Question on Transfer speed across internet

Hi.

I have had an EX2 Ultra for a bit. . . . usually used it for internal network use (file storage and PLEX).

I have occasionally used it for streaming PLEX across the web to a media player at another house. . . . not overly successful. I generally experience issues with anything above 3000-4000kbps bit rate (even when forcing “direct play”). I generally have chalked that up to pathetic upload rates from my ISP. (I have no issues with 8000kbps when streaming within my network)

I rarely transfer files. . … security concerns and whatnot. Recently, however, I had occasion to transfer a large (several gb) file from my NAS to my laptop. I tried it two ways. . .

. . . using a VPN connection to my home network, then using windows file explorer drag&drop. . . . which yielded an awe-inspiring 500kps.
. . . .using the WD Cloud service (NOT on VPN); also yielded a transfer rate of an awe-inspiring 500kbps.

Now, when I am physically at home, with the same PC, I have seen transfer rates closer to 30mbs when transferring files like this.

Any thoughts on what I am doing wrong?

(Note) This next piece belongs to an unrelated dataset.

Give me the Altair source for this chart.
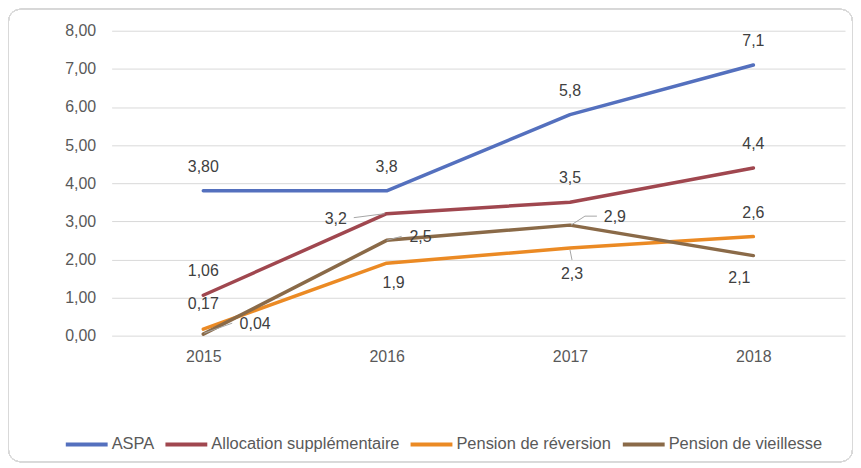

Or is this just the way it is? 500kps sounds pretty lame; and I would not expect PLEX to work at all if I was truly limited to that upload bandwidth by the ISP.

Edit:

    • -I have reconfirmed that my ISP upload speed is on order of 3-4mps.
      • reconfirmed that when I am on my home network, the transfer speeds are closer to limits of local network connection capability (i.e. the slowest I saw was 6mbs on a 2.4ghz connection. Saw upwards of 90mbs on a wired connection)

Well, I did more digging.

My router has analytics that suggest the NAS was using the full 4mbs upload capability of my ISP.

I was then going to test the system using FTP for the file transfer, as opposed to the windows based WD cloud (through explorer) or simply File Explorer (using a VPN connection to the network).

DANG. . . .setting up a reasonable FTP was more daunting than I imagined. After trying four different ways from Tuesday, it is beginning to look like I need to simply hook the NAS to the cablemodem on one end; hook the pc to a cable modem on the other end and strip every shred of AV software I can find in between. Yikers . . I think I am stymied because to test the system, I am using a PC hooked to a cell phone hotspot. . . and I suspect FTP doesn’t like cell phone networks. Even if I get it all to work . . .this implies that if I use FTP remotely. . .I have to open up a series of ports on the remote network. . .which I don’t think is wise.

Yuk. Dropbox is looking better and better.

So - - - to summarize.

Trying to transfer a single, large (4gb) video file from a WD EX2 Ultra to a PC.

  • I have a nominal (per speedtest) 4mbs internet upload connection.

  • I can stream movies via plex from the EX2 ultra upto 3000-4000 mbs fine; higher bitrate movies NOT fine. (seems to make sense given the ISP internet limit)

  • I can upload files to Dropbox and OneDrive from the NAS with no real issue using a PC (I have not clocked it. . but it seems snappy enough.)

  • Transferring files within my network to/from the NAS is fine, and seems limited in ways you expect; speeds are in 6-90mbs range; as constrained by things you expect. (The NAS is wired to a gigabit router; PC’s wired to the router yield 90 mbs to internal HDD’s, 60mbs to USB3 external drives; transfers to wireless PC’s is slower)

  • transferring to a remote offsite location using files.mycloud.com yields an inspiring 500kbs.

  • transferring to a remote offsite location using a VPN connection from my PC to the home network yields an inspiring 500kps, using simple Windows File Explorer

  • transferring to PC using a CellPhone hotspot using SCP/SSH (using WinSCP) is slightly better. . .with maybe 600 kps. (username is “root”; REALLY?? “root”? Some crackerjack security here. . )

  • couldn’t get FTP to work (because cell phone hotspots can’t do port forwarding for the bilateral FTP communications)

SO - - - at the end of all this time wasting; anyone have ideas why file transfer is so slow to devices in a remote location?

Bonus points if it is a simple NAS setting. (This doesn’t smell like a NAS problem)
I was hopeful that SCP would have yielded better results. . . . is there a funky router setting somewhere to think about?

Thoughts?
I have turned off all the FTP/SSH stuff on the NAS and removed all the port forwarding off of the router for the time being. . .

SSH uses encryption, which costs cpu cycles. On low power devices this is often a bottleneck. You could try a weaker cipher. Btw, sshd is an alias for root login and you can tune the sshd config if you like.
Use top or htop to monitor it.
Traffic through mycloud.com may be bottlenecked by WD’s bandwidth.